Employers often choose to classify workers as “independent contractors” because that classification provides major benefits for businesses. An employer is not legally required to provide independent contractors with benefits including overtime, meal breaks, medical insurance, and they do not have to carry workers compensation coverage for them.

Independent Contractors

Many companies misclassify employees as independent contractors to avoid providing them with higher compensation and/or employee benefits. Employers are tempted to erroneously label employees independent contractors to avoid paying state and federal taxes and benefits to that employee. If you have been misclassified as an independent contractor instead of an employee, we can help you receive back wages and benefits.

Employees incorrectly and illegally classified as independent contractors may be entitled to the benefits and compensation that they would have received if they had been classified correctly, plus damages.

Am I Really an Independent Contractor?

Individuals who are economically dependent on their employer are typically not independent contractors. Economic dependence takes into consideration the degree to which the so-called independent contractor is dependent on the employer to earn a living. This analysis evaluates:

  • Whether the worker has the ability or right to perform similar work on his own without the employer.

    • Does the employer have a non-compete agreement?

    • Does the employer limit the contractors ability to solicit business from the employer’s client?

    • Is the nature of the job something that the individual is capable of performing without the employer?

  • A comparison of the nature and amount of the worker’s investment in tools, equipment, and administrative vs. the employers investment.

  • The extent to which the contractors opportunity for profit is dependent on the employer providing him with business opportunities.

  • Does the contractor provide services which are integral to the companies’ business? In other words, could the employer exist if the contractor wasn’t providing services.

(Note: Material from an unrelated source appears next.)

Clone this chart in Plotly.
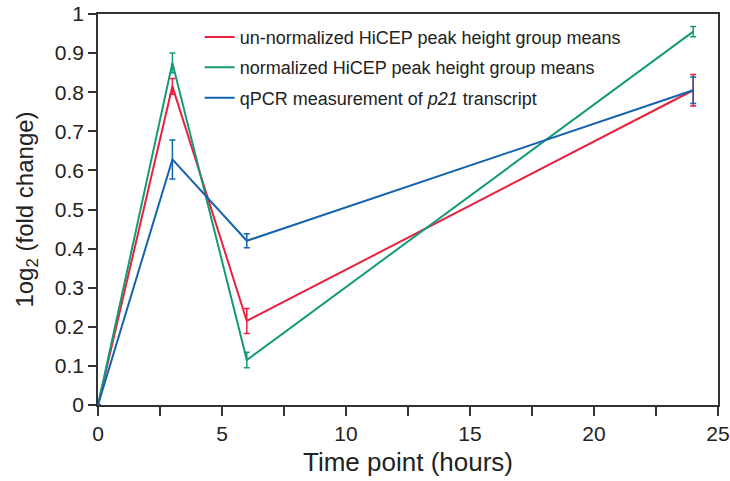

  • Who controls the right to work?

  • Does the contractor have the right or ability to negotiate their rate of pay, when they work, who they work for or how they perform their job?

  • How frequently does the contractor perform work for the employer or the employer’s clients? Is the work performed regularly or for short, sporadic periods of time?

  • Does the employer utilize both contractors and employees to perform the same job functions?

  • Does the contractor wear the employer’s uniform or hold himself out as an employee of the employer?

  • Did you work as an employee and were asked to become an independent contractor?

According to a recent DOL press release:

“The misclassification of employees as something other than employees, such as independent contractors, presents a serious problem for affected employees, employers and to the economy. Misclassified employees are often denied access to critical benefits and protections, such as family and medical leave, overtime, minimum wage and unemployment insurance, to which they are entitled. Employee misclassification also generates substantial losses to the Treasury and the Social Security and Medicare funds, as well as to state unemployment insurance and workers’ compensation funds.”